__YOUR INSTRUCTIONS__
Transcribe the whole listing below without changing a word, but leave out every image.

__DATA LINES__
----

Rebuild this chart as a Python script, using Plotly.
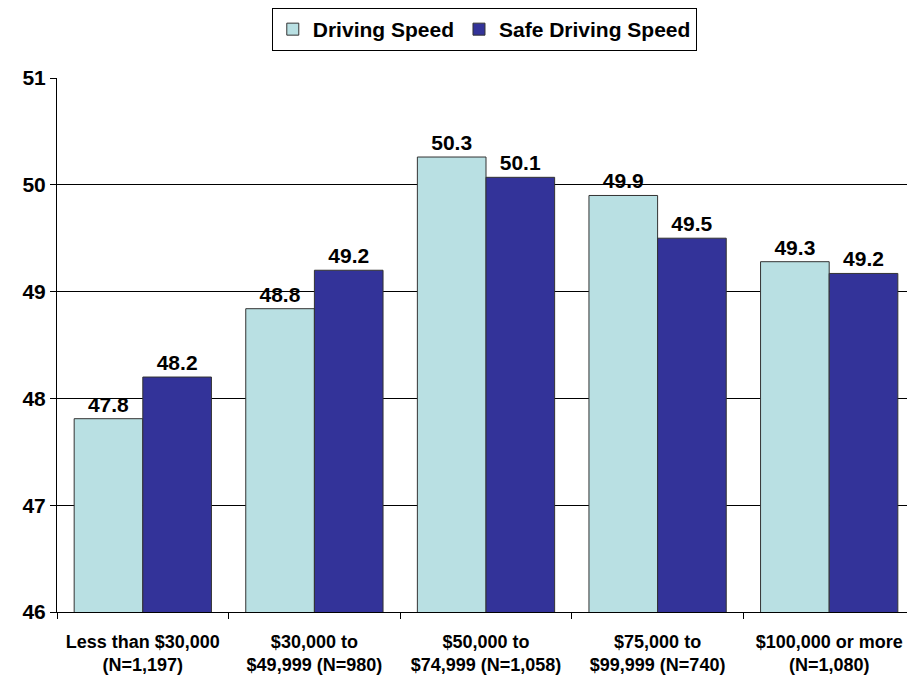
import plotly.graph_objects as go

# income groups (x categories)
categories = [
    'Less than $30,000<br>(N=1,197)',
    '$30,000 to<br>$49,999 (N=980)',
    '$50,000 to<br>$74,999 (N=1,058)',
    '$75,000 to<br>$99,999 (N=740)',
    '$100,000 or more<br>(N=1,080)',
]

driving_speed = [47.81, 48.84, 50.26, 49.90, 49.28]
driving_labels = ['47.8', '48.8', '50.3', '49.9', '49.3']

safe_speed = [48.20, 49.20, 50.07, 49.50, 49.17]
safe_labels = ['48.2', '49.2', '50.1', '49.5', '49.2']

y_ticks = [46, 47, 48, 49, 50, 51]

FONT = 'Liberation Sans, Arial, sans-serif'
LIGHT = '#B9E0E3'
DARK = '#333399'
EDGE = '#333333'

fig = go.Figure()
fig.add_trace(go.Bar(
    x=categories, y=driving_speed, name='<b>Driving Speed</b>',
    text=driving_labels, textposition='outside', cliponaxis=False,
    marker=dict(color=LIGHT, line=dict(color=EDGE, width=1)),
    textfont=dict(family=FONT, size=21, color='black'),
))
fig.add_trace(go.Bar(
    x=categories, y=safe_speed, name='<b>Safe Driving Speed</b>',
    text=safe_labels, textposition='outside', cliponaxis=False,
    marker=dict(color=DARK, line=dict(color=EDGE, width=1)),
    textfont=dict(family=FONT, size=21, color='black'),
))

fig.update_traces(texttemplate='<b>%{text}</b>')

# page body adds an 8px offset, so margins are shifted to compensate
fig.update_layout(
    width=915, height=678,
    margin=dict(l=49, r=8, t=70, b=74, autoexpand=False),
    paper_bgcolor='white', plot_bgcolor='white',
    barmode='group', bargap=0.2, bargroupgap=0,
    font=dict(family=FONT, color='black'),
    showlegend=True,
    legend=dict(
        orientation='h', x=0.498, xanchor='center',
        yref='container', y=1.0, yanchor='top',
        bordercolor='black', borderwidth=1,
        font=dict(family=FONT, size=21, color='black'),
        itemwidth=30, traceorder='normal',
        tracegroupgap=0,
    ),
    xaxis=dict(
        automargin=False,
        showline=True, linecolor='black', linewidth=1,
        ticks='outside', tickson='boundaries', ticklen=6, tickcolor='black',
        tickfont=dict(family=FONT, size=18, color='black'),
        ticklabelstandoff=13,
    ),
    yaxis=dict(
        automargin=False,
        range=[46, 51], tickvals=y_ticks,
        ticktext=[f'<b>{v}</b>' for v in y_ticks],
        showline=True, linecolor='black', linewidth=1,
        showgrid=True, gridcolor='black', gridwidth=1,
        ticks='outside', ticklen=6, tickcolor='black',
        tickfont=dict(family=FONT, size=21, color='black'),
        zeroline=False,
    ),
)

fig.update_xaxes(tickprefix='<b>', ticksuffix='</b>')

fig.write_html('out.html')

----

__EXERCISE RESPONSE__
Rebuild this chart as a Python script, using Plotly.
import plotly.graph_objects as go

# income groups (x categories)
categories = [
    'Less than $30,000<br>(N=1,197)',
    '$30,000 to<br>$49,999 (N=980)',
    '$50,000 to<br>$74,999 (N=1,058)',
    '$75,000 to<br>$99,999 (N=740)',
    '$100,000 or more<br>(N=1,080)',
]

driving_speed = [47.81, 48.84, 50.26, 49.90, 49.28]
driving_labels = ['47.8', '48.8', '50.3', '49.9', '49.3']

safe_speed = [48.20, 49.20, 50.07, 49.50, 49.17]
safe_labels = ['48.2', '49.2', '50.1', '49.5', '49.2']

y_ticks = [46, 47, 48, 49, 50, 51]

FONT = 'Liberation Sans, Arial, sans-serif'
LIGHT = '#B9E0E3'
DARK = '#333399'
EDGE = '#333333'

fig = go.Figure()
fig.add_trace(go.Bar(
    x=categories, y=driving_speed, name='<b>Driving Speed</b>',
    text=driving_labels, textposition='outside', cliponaxis=False,
    marker=dict(color=LIGHT, line=dict(color=EDGE, width=1)),
    textfont=dict(family=FONT, size=21, color='black'),
))
fig.add_trace(go.Bar(
    x=categories, y=safe_speed, name='<b>Safe Driving Speed</b>',
    text=safe_labels, textposition='outside', cliponaxis=False,
    marker=dict(color=DARK, line=dict(color=EDGE, width=1)),
    textfont=dict(family=FONT, size=21, color='black'),
))

fig.update_traces(texttemplate='<b>%{text}</b>')

# page body adds an 8px offset, so margins are shifted to compensate
fig.update_layout(
    width=915, height=678,
    margin=dict(l=49, r=8, t=70, b=74, autoexpand=False),
    paper_bgcolor='white', plot_bgcolor='white',
    barmode='group', bargap=0.2, bargroupgap=0,
    font=dict(family=FONT, color='black'),
    showlegend=True,
    legend=dict(
        orientation='h', x=0.498, xanchor='center',
        yref='container', y=1.0, yanchor='top',
        bordercolor='black', borderwidth=1,
        font=dict(family=FONT, size=21, color='black'),
        itemwidth=30, traceorder='normal',
        tracegroupgap=0,
    ),
    xaxis=dict(
        automargin=False,
        showline=True, linecolor='black', linewidth=1,
        ticks='outside', tickson='boundaries', ticklen=6, tickcolor='black',
        tickfont=dict(family=FONT, size=18, color='black'),
        ticklabelstandoff=13,
    ),
    yaxis=dict(
        automargin=False,
        range=[46, 51], tickvals=y_ticks,
        ticktext=[f'<b>{v}</b>' for v in y_ticks],
        showline=True, linecolor='black', linewidth=1,
        showgrid=True, gridcolor='black', gridwidth=1,
        ticks='outside', ticklen=6, tickcolor='black',
        tickfont=dict(family=FONT, size=21, color='black'),
        zeroline=False,
    ),
)

fig.update_xaxes(tickprefix='<b>', ticksuffix='</b>')

fig.write_html('out.html')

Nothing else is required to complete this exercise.